Veterans' representatives laid wreaths at the Cenotaph before almost 10,000 ex-servicemen and women marched past to commemorate their fallen comrades.
This year's Remembrance commemoration is the first to take place since the death of the last veteran to serve during the First World War on either side, according to the Royal British Legion.
There was warm applause from the crowd as the parade marched past the giant war memorial, inscribed to The Glorious Dead.
The National Memorial Arboretum in Alrewas, Staffordshire, hosted an outdoor service of remembrance.
The Duke and Duchess of Gloucester represented the Queen at the service, which was attended by more than 3,000 people.
The arboretum's focal point, the national Armed Forces Memorial, is designed so that on the 11th hour of the 11th day of the 11th month, a shaft of sunlight dissects its inner and outer walls, falling on a bronze wreath sculpture.
The Portland stone memorial is the nation's tribute to more than 16,000 servicemen and women who have died on duty, or as a result of terrorism, since 1948.
Charlie Bagot Jewitt, the arboretum's chief executive, said: "The remembrance period is of course a particularly busy time for the arboretum, but this year, with Armistice Day and Remembrance Sunday coinciding, our annual service of remembrance had to be on a much larger scale than usual.
"We are honoured to host such an important event and would like to thank everyone who attended, took part in or watched the service and paid their respects to our fallen servicemen and women."

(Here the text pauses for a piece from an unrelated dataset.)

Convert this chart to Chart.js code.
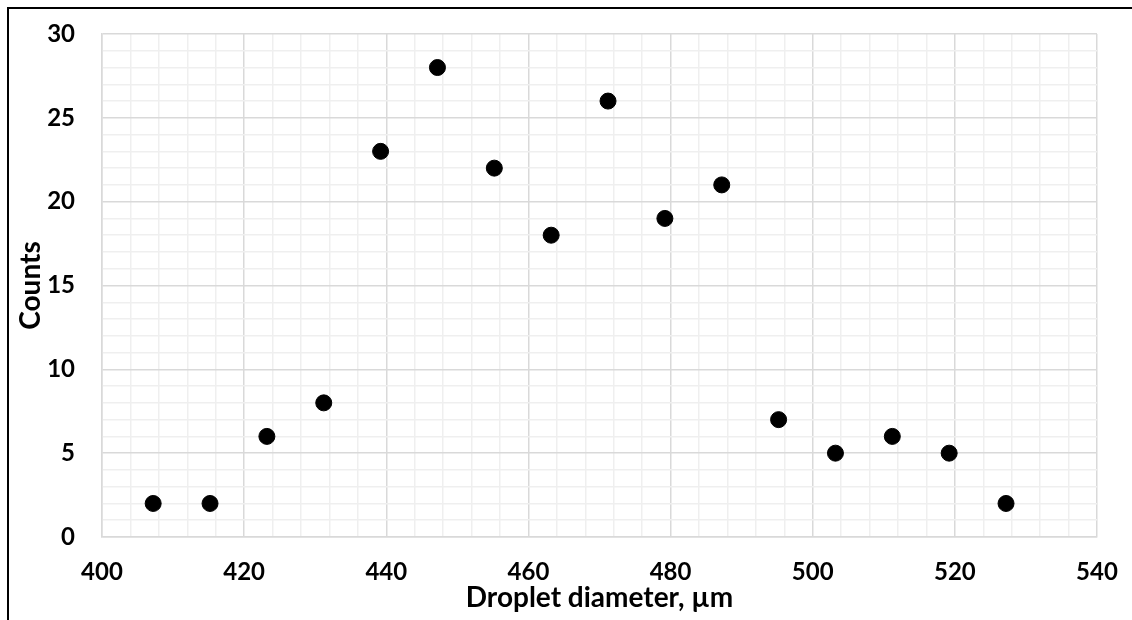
<!DOCTYPE html>
<html>
<head>
<meta charset="utf-8">
<script src="https://cdn.jsdelivr.net/npm/chart.js@4"></script>
<style>
  body { margin: 0; background: #fff; }
  #wrap { position: relative; width: 1132px; height: 620px; }
  #frame { position: absolute; left: 7px; top: 7px; right: 0; bottom: 0; border-top: 2px solid #000; border-left: 2px solid #000; pointer-events: none; }
</style>
</head>
<body>
<div id="wrap">
  <canvas id="myChart" width="1132" height="620"></canvas>
  <div id="frame"></div>
</div>
<script>
// droplet size data
const diameters = [407.2, 415.2, 423.2, 431.2, 439.2, 447.2, 455.2, 463.2, 471.2, 479.2, 487.2, 495.2, 503.2, 511.2, 519.2, 527.2];
const counts = [2, 2, 6, 8, 23, 28, 22, 18, 26, 19, 21, 7, 5, 6, 5, 2];

const xMin = 400, xMax = 540, xLabelStep = 20, xMinorStep = 4;
const yMin = 0, yMax = 30, yLabelStep = 5, yMinorStep = 1;

const majorColor = '#d9d9d9';
const minorColor = '#efefef';
const fontFamily = 'Lato, "Open Sans", sans-serif';

const points = diameters.map((d, i) => ({ x: d, y: counts[i] }));

const ctx = document.getElementById('myChart').getContext('2d');

new Chart(ctx, {
    type: 'scatter',
    data: {
        datasets: [{
            label: 'Counts',
            data: points,
            backgroundColor: '#000',
            borderColor: '#000',
            pointRadius: 8,
            pointHoverRadius: 8
        }]
    },
    options: {
        responsive: false,
        animation: false,
        layout: { padding: { left: 10, top: 34, right: 35, bottom: 5 } },
        plugins: {
            legend: { display: false },
            tooltip: { enabled: false }
        },
        scales: {
            x: {
                type: 'linear',
                min: xMin,
                max: xMax,
                afterFit: (scale) => {
                    scale.height = 78;
                    scale.paddingLeft = 0;
                    scale.paddingRight = 0;
                },
                ticks: {
                    stepSize: xMinorStep,
                    autoSkip: false,
                    maxRotation: 0,
                    padding: 21,
                    color: '#000',
                    font: { family: fontFamily, size: 24, weight: 'bold' },
                    callback: (v) => (v % xLabelStep === 0 ? v : '')
                },
                grid: {
                    drawTicks: false,
                    color: (c) => (c.tick && c.tick.value % xLabelStep === 0 ? majorColor : minorColor),
                    lineWidth: 1.5
                },
                border: { color: majorColor, width: 1.5 },
                title: {
                    display: true,
                    text: 'Droplet diameter, µm',
                    color: '#000',
                    font: { family: fontFamily, size: 28, weight: 'bold' },
                    padding: { top: 0, bottom: 0 }
                }
            },
            y: {
                min: yMin,
                max: yMax,
                afterFit: (scale) => {
                    scale.width = 92;
                    scale.paddingTop = 0;
                    scale.paddingBottom = 0;
                },
                ticks: {
                    stepSize: yMinorStep,
                    autoSkip: false,
                    padding: 27,
                    color: '#000',
                    font: { family: fontFamily, size: 24, weight: 'bold' },
                    callback: (v) => (v % yLabelStep === 0 ? v : '')
                },
                grid: {
                    drawTicks: false,
                    color: (c) => (c.tick && c.tick.value % yLabelStep === 0 ? majorColor : minorColor),
                    lineWidth: 1.5
                },
                border: { color: majorColor, width: 1.5 },
                title: {
                    display: true,
                    text: 'Counts',
                    color: '#000',
                    font: { family: fontFamily, size: 28, weight: 'bold' },
                    padding: { top: 4, bottom: 0 }
                }
            }
        }
    }
});
</script>
</body>
</html>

In Scotland, First Minister Alex Salmond joined the Lord Lieutenant and Lord Provost of Edinburgh Donald Wilson, Scottish Secretary Michael Moore, military leaders, veterans and serving personnel at the Stone of Remembrance at the City Chambers in Edinburgh.
He observed a two minute silence and laid a wreath on behalf of the people of Scotland.
The First Minister then attended a Service of Remembrance at St Giles Cathedral.
He said: "Today presents every man, woman and child in Scotland with the opportunity to pause and reflect on the immense sacrifice which so many have made to protect our way of life and freedom down the years.
"This moment allows us to pay tribute to all of our servicemen and women, past and present, who have laid down their lives in defence of our country and whose sacrifice will never be forgotten.
"It is important that we also remember that today's commemoration is not simply about historical events but also about the sacrifices servicemen and women today continue to make."
The crowds watching the service in central London could be the largest yet, the Royal British Legion said.
The charity's head of remembrance, Helen Hill, said that numbers were swollen as recent conflicts brought the realities of war home to a new generation and created "people who are aged 18-and-a-half who are veterans of recent conflicts".
"Once again the British public has shown its support," she said, adding that the number of veterans marching had increased by 3,000 in the last five years.
"The numbers are going up, not down. There are an increasing number of associations looking after the veteran community. More and more people want to participate in the activities."
Corporal of Horse Alistair Grice, from the Blues and Royals Household Cavalry Regiment, said: "It's a day of remembering and a celebration of what we have got and what we are fortunate to have."
The 35-year-old, from from Coppull in Lancashire, who served in conflicts from Bosnia onwards said he would be remembering comrades from his unit including Trooper James Munday, who died in an explosion in Afghanistan on October 15 2008 and Lance Corporal Jonathan Woodgate, 26, who was killed on March 26, 2010.
Cpl Grice added: "It's amazing to see how many people, not just British but foreign as well, who are here to support the British Armed Forces and what we have done in the past.
"What has made it such a special day is that everybody just comes out. If you look at the social websites and the TV and everyone is remembering us."